---- RECORDS SHOWN

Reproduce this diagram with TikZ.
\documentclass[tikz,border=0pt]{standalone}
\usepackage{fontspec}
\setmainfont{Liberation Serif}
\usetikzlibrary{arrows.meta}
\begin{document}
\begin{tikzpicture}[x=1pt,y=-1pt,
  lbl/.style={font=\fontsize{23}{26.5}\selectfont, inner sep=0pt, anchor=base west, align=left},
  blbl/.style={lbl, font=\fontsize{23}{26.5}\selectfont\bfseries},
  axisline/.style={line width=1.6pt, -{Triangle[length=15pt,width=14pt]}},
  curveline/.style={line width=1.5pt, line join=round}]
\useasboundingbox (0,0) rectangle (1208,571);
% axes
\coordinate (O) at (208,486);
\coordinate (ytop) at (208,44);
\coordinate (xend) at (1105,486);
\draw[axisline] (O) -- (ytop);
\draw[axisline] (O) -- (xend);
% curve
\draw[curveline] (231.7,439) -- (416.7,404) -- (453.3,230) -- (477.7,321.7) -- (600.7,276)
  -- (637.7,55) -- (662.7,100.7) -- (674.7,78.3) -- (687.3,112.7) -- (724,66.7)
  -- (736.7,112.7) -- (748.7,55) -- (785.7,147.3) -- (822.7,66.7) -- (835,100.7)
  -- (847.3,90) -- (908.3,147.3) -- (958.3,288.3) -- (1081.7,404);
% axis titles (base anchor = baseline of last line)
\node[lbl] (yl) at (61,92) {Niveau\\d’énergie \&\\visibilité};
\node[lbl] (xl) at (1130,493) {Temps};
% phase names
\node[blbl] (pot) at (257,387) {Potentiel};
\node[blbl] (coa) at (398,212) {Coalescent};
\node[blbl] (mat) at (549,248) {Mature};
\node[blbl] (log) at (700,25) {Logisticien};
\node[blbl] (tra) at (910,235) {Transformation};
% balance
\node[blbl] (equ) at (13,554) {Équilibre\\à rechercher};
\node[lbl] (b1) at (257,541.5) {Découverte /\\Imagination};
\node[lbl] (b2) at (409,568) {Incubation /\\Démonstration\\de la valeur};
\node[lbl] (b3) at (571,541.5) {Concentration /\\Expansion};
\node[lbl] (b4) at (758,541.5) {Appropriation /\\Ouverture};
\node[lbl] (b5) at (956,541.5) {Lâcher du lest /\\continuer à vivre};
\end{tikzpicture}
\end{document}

--------
---- RECORDS SHOWN

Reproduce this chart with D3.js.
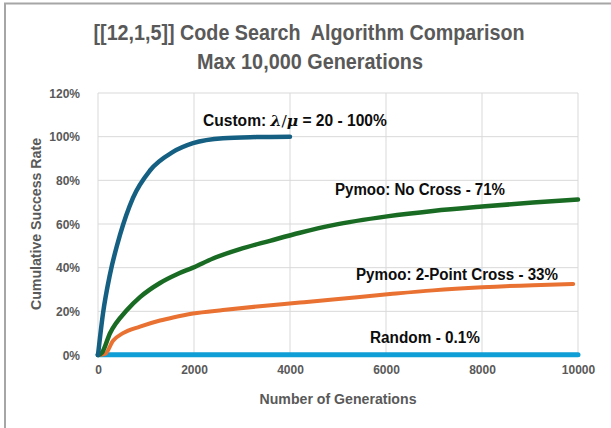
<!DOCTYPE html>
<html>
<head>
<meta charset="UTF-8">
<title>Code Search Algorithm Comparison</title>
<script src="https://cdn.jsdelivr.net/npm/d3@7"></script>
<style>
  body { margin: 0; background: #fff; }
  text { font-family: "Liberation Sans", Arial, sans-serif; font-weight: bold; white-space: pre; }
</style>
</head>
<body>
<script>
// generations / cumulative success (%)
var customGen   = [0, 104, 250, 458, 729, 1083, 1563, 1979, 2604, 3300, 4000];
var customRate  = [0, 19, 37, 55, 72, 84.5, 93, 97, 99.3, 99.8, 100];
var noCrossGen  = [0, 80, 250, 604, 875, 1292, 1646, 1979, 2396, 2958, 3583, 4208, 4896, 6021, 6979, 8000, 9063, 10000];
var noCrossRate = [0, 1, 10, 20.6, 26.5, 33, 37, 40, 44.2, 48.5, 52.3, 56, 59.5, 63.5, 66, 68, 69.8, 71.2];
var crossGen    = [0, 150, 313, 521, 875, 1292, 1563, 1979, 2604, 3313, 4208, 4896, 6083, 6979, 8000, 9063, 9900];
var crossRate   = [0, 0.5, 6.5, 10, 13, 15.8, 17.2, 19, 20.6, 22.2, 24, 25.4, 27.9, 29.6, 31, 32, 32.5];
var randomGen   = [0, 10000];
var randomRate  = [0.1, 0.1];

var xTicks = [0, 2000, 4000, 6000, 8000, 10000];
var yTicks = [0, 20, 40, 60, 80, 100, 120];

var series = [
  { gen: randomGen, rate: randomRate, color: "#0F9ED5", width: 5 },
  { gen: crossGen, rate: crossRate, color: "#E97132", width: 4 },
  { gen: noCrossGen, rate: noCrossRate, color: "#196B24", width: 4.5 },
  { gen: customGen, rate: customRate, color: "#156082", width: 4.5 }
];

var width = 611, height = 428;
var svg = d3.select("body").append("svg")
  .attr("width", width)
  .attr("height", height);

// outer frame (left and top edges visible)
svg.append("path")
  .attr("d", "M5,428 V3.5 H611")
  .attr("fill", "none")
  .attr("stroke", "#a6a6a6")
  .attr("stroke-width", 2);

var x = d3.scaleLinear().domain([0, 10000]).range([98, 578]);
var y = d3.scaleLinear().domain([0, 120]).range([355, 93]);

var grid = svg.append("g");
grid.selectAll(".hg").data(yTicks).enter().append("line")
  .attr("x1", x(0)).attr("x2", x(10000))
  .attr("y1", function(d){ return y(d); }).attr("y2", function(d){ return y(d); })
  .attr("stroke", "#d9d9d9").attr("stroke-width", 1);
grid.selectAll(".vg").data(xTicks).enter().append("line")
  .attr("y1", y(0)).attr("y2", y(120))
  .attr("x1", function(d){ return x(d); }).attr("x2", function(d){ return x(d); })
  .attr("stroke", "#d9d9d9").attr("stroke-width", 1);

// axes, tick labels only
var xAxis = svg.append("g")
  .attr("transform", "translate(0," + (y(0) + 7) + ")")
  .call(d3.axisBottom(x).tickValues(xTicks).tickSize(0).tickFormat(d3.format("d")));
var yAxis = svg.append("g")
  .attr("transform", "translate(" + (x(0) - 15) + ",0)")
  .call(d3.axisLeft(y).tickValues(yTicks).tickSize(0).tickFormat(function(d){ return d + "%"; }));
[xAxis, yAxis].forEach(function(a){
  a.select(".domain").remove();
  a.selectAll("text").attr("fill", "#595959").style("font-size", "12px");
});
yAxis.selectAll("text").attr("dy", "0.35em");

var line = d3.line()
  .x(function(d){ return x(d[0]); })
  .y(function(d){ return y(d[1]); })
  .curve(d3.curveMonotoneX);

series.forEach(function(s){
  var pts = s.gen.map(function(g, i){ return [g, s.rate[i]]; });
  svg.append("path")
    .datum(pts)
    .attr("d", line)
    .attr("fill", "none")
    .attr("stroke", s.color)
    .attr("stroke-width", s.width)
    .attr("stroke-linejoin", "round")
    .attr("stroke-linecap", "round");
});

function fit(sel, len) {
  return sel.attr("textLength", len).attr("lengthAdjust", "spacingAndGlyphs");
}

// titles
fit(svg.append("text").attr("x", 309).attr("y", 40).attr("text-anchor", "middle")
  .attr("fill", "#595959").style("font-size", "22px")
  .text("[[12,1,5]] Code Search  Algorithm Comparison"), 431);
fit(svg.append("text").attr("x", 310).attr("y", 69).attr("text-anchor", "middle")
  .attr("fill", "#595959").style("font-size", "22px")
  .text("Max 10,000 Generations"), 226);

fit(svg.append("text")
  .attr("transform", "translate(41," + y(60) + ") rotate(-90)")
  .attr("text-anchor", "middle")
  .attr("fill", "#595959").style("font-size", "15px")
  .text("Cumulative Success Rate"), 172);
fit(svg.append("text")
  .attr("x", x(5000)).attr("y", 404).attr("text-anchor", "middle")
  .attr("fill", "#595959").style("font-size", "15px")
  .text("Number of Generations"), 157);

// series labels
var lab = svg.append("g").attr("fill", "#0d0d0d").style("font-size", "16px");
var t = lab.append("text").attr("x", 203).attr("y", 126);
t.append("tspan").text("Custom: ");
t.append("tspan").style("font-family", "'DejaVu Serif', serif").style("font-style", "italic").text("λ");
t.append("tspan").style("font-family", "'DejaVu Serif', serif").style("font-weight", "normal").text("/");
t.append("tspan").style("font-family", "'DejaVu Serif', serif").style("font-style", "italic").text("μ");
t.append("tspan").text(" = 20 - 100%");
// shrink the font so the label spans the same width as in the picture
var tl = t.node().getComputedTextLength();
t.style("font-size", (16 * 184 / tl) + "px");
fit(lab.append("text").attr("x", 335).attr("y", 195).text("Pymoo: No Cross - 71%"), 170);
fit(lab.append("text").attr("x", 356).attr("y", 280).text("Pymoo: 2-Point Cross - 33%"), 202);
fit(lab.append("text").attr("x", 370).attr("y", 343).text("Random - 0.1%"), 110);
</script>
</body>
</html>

--------

* WHAT IS REQUIRED *
Extract from the material above the stretch running from the line containing "Reproduce this chart with D3.js." through the line containing "var y = d3.scaleLinear().domain([0, 120]).range([355, 93]);". Keep the text exact and the pictures out.

* FULL SOLUTION *
Reproduce this chart with D3.js.
<!DOCTYPE html>
<html>
<head>
<meta charset="UTF-8">
<title>Code Search Algorithm Comparison</title>
<script src="https://cdn.jsdelivr.net/npm/d3@7"></script>
<style>
  body { margin: 0; background: #fff; }
  text { font-family: "Liberation Sans", Arial, sans-serif; font-weight: bold; white-space: pre; }
</style>
</head>
<body>
<script>
// generations / cumulative success (%)
var customGen   = [0, 104, 250, 458, 729, 1083, 1563, 1979, 2604, 3300, 4000];
var customRate  = [0, 19, 37, 55, 72, 84.5, 93, 97, 99.3, 99.8, 100];
var noCrossGen  = [0, 80, 250, 604, 875, 1292, 1646, 1979, 2396, 2958, 3583, 4208, 4896, 6021, 6979, 8000, 9063, 10000];
var noCrossRate = [0, 1, 10, 20.6, 26.5, 33, 37, 40, 44.2, 48.5, 52.3, 56, 59.5, 63.5, 66, 68, 69.8, 71.2];
var crossGen    = [0, 150, 313, 521, 875, 1292, 1563, 1979, 2604, 3313, 4208, 4896, 6083, 6979, 8000, 9063, 9900];
var crossRate   = [0, 0.5, 6.5, 10, 13, 15.8, 17.2, 19, 20.6, 22.2, 24, 25.4, 27.9, 29.6, 31, 32, 32.5];
var randomGen   = [0, 10000];
var randomRate  = [0.1, 0.1];

var xTicks = [0, 2000, 4000, 6000, 8000, 10000];
var yTicks = [0, 20, 40, 60, 80, 100, 120];

var series = [
  { gen: randomGen, rate: randomRate, color: "#0F9ED5", width: 5 },
  { gen: crossGen, rate: crossRate, color: "#E97132", width: 4 },
  { gen: noCrossGen, rate: noCrossRate, color: "#196B24", width: 4.5 },
  { gen: customGen, rate: customRate, color: "#156082", width: 4.5 }
];

var width = 611, height = 428;
var svg = d3.select("body").append("svg")
  .attr("width", width)
  .attr("height", height);

// outer frame (left and top edges visible)
svg.append("path")
  .attr("d", "M5,428 V3.5 H611")
  .attr("fill", "none")
  .attr("stroke", "#a6a6a6")
  .attr("stroke-width", 2);

var x = d3.scaleLinear().domain([0, 10000]).range([98, 578]);
var y = d3.scaleLinear().domain([0, 120]).range([355, 93]);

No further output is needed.